Gar’s life began when the meteorite landed in the Mud River. He was embedded inside, like a dried, microscopic seed, feeling nothing, anticipating nothing. The meteorite broke open, water rushed in, and his cells became animated and began to function and replicate.
Gar did not remember the first ten years of his life. He had been buried under grains of sand, silt, and leaves at the bottom of the river. He did not move or think. He just grew, becoming bigger and stronger.
In his tenth year, Gar became aware of a bright light above him. He wanted to get closer to it. He had muscle and a shell and he used them to strain against the particles of soil that surrounded and covered him. He pushed and pushed until the soil gave way and he emerged into the light. The river carried him downstream.
The Mud River is so-named because its water is brown, even at the source in the low mountains of Virginia. There it runs fast over worn limestone and sandstone boulders. In North Carolina, the Mud is fed by underground springs, and starts to spread out. By the time it reaches the eastern edge of South Carolina, near Ada, the river is wide and slow and ready to spill into the ocean.
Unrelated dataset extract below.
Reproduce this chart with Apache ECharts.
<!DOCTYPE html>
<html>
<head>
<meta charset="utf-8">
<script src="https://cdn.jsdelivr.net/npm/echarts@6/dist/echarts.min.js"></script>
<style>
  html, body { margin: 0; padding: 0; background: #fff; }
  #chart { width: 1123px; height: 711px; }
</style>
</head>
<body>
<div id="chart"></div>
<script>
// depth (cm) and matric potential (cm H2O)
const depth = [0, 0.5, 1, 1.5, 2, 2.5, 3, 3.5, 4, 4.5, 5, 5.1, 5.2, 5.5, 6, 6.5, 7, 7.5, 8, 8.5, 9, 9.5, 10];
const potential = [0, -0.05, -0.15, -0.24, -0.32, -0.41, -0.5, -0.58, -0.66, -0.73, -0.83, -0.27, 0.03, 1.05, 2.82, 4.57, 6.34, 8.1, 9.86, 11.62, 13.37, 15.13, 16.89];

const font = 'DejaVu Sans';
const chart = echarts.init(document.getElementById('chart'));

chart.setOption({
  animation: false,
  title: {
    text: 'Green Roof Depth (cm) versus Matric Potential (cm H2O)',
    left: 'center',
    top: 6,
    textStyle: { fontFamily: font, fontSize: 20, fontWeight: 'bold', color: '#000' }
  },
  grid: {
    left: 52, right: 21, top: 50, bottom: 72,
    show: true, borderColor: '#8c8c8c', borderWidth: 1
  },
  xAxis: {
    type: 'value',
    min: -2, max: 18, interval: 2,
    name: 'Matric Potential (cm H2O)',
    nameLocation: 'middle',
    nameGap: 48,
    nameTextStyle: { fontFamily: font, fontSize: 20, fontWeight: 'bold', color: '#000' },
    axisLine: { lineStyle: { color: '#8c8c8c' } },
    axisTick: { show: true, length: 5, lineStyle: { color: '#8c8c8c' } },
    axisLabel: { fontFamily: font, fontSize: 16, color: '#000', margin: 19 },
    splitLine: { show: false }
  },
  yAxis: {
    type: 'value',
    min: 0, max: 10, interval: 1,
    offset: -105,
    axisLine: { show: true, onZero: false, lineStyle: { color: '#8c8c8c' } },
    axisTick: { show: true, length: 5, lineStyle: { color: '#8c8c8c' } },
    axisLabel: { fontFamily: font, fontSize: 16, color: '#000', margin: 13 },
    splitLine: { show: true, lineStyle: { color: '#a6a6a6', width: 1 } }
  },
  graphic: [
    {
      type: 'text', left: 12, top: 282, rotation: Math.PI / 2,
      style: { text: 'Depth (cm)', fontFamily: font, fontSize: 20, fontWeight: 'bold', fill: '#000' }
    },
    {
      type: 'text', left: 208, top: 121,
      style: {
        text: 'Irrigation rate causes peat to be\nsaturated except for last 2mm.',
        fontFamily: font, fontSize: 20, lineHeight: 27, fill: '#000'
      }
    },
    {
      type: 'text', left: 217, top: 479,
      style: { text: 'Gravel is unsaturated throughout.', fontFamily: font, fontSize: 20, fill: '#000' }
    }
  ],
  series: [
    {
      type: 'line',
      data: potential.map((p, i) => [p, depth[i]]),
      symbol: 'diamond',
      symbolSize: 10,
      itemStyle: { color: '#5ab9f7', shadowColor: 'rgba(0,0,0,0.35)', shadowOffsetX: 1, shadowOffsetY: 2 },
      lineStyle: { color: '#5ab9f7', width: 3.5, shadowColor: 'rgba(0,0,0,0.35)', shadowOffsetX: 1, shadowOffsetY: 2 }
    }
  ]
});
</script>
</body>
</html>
Gar grew by sucking in that water, absorbing the nutrients through his outer layer. When he emerged from the soil, he was large enough to be visible, but not conspicuous. He looked like a grey stone. He was dense, prone to sinking. He grew a large, muscular foot.
He spent his eleventh year using his foot to traverse a slow elliptical path along the river floor. He followed ribbons of sunlight that penetrated the water down to the bottom. The ellipse was no larger than a one square foot area of the riverbed, but Gar’s efforts to follow the light on the path consumed his days. He absorbed more nutrients and grew.
In his twelfth year, Gar grew a pair of green eyes and began to see things moving past him in the light. He saw the river for the first time in its stratified detail. He saw the layers of soil and debris, layers of bacteria and algae, layers of other organisms, even the layers of water. He watched the moving water and felt it push against him. He kept his foot anchored to the river floor to avoid being carried off. He became attuned to the constant motion and the subtle shifts in the current. On a clear day he could see silt, muck, twigs, river plants, and of course animals, move past him in the water. The animals moved independently from the water’s current. Gar wanted to move like them.